* _INFORMATION PROVIDED_
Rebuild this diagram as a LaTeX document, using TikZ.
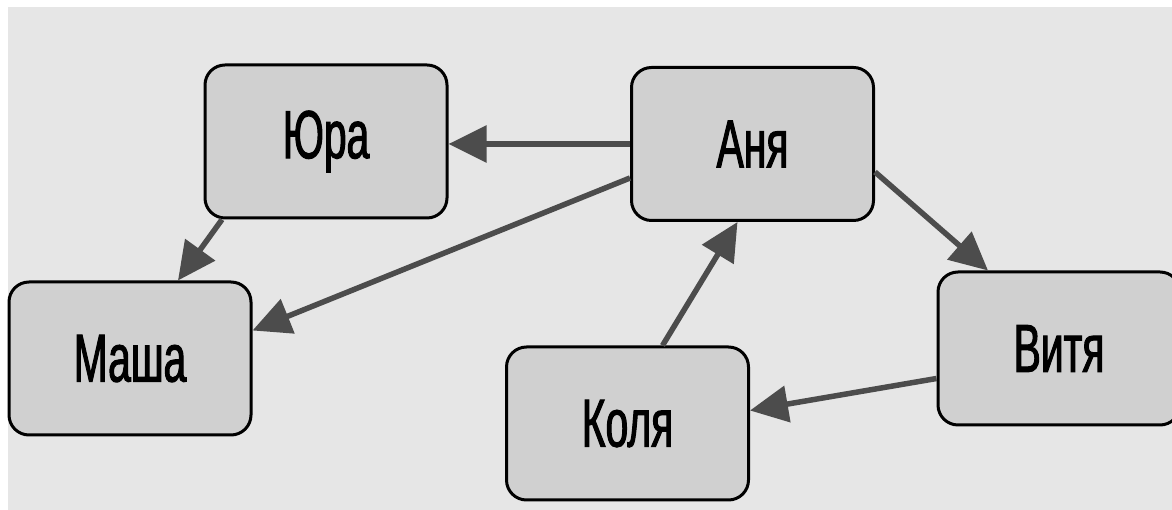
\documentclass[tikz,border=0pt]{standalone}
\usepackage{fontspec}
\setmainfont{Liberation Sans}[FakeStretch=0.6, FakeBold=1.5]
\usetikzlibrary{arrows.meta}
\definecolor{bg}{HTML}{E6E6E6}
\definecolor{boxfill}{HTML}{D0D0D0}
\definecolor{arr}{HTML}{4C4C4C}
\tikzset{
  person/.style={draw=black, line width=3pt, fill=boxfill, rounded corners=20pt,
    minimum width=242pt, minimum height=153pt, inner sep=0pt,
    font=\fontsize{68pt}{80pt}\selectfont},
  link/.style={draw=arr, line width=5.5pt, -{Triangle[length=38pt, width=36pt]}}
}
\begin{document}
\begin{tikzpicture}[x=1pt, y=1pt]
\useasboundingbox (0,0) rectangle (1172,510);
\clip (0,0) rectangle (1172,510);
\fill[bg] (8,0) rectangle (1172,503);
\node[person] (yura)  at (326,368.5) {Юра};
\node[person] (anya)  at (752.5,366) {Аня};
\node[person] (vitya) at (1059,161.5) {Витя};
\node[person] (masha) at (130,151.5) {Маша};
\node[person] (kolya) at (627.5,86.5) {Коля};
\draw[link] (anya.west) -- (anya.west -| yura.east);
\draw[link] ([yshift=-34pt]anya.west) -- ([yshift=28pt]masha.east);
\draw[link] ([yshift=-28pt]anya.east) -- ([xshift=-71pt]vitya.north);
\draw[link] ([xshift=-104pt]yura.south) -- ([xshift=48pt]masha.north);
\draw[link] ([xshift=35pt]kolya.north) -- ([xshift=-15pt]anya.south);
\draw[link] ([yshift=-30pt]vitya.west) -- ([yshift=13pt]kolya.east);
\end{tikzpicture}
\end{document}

* _SET PROBLEM_
Leave the pictures out, and print every line of the listing exactly as written.

* _FULL RESPONSE_
Rebuild this diagram as a LaTeX document, using TikZ.
\documentclass[tikz,border=0pt]{standalone}
\usepackage{fontspec}
\setmainfont{Liberation Sans}[FakeStretch=0.6, FakeBold=1.5]
\usetikzlibrary{arrows.meta}
\definecolor{bg}{HTML}{E6E6E6}
\definecolor{boxfill}{HTML}{D0D0D0}
\definecolor{arr}{HTML}{4C4C4C}
\tikzset{
  person/.style={draw=black, line width=3pt, fill=boxfill, rounded corners=20pt,
    minimum width=242pt, minimum height=153pt, inner sep=0pt,
    font=\fontsize{68pt}{80pt}\selectfont},
  link/.style={draw=arr, line width=5.5pt, -{Triangle[length=38pt, width=36pt]}}
}
\begin{document}
\begin{tikzpicture}[x=1pt, y=1pt]
\useasboundingbox (0,0) rectangle (1172,510);
\clip (0,0) rectangle (1172,510);
\fill[bg] (8,0) rectangle (1172,503);
\node[person] (yura)  at (326,368.5) {Юра};
\node[person] (anya)  at (752.5,366) {Аня};
\node[person] (vitya) at (1059,161.5) {Витя};
\node[person] (masha) at (130,151.5) {Маша};
\node[person] (kolya) at (627.5,86.5) {Коля};
\draw[link] (anya.west) -- (anya.west -| yura.east);
\draw[link] ([yshift=-34pt]anya.west) -- ([yshift=28pt]masha.east);
\draw[link] ([yshift=-28pt]anya.east) -- ([xshift=-71pt]vitya.north);
\draw[link] ([xshift=-104pt]yura.south) -- ([xshift=48pt]masha.north);
\draw[link] ([xshift=35pt]kolya.north) -- ([xshift=-15pt]anya.south);
\draw[link] ([yshift=-30pt]vitya.west) -- ([yshift=13pt]kolya.east);
\end{tikzpicture}
\end{document}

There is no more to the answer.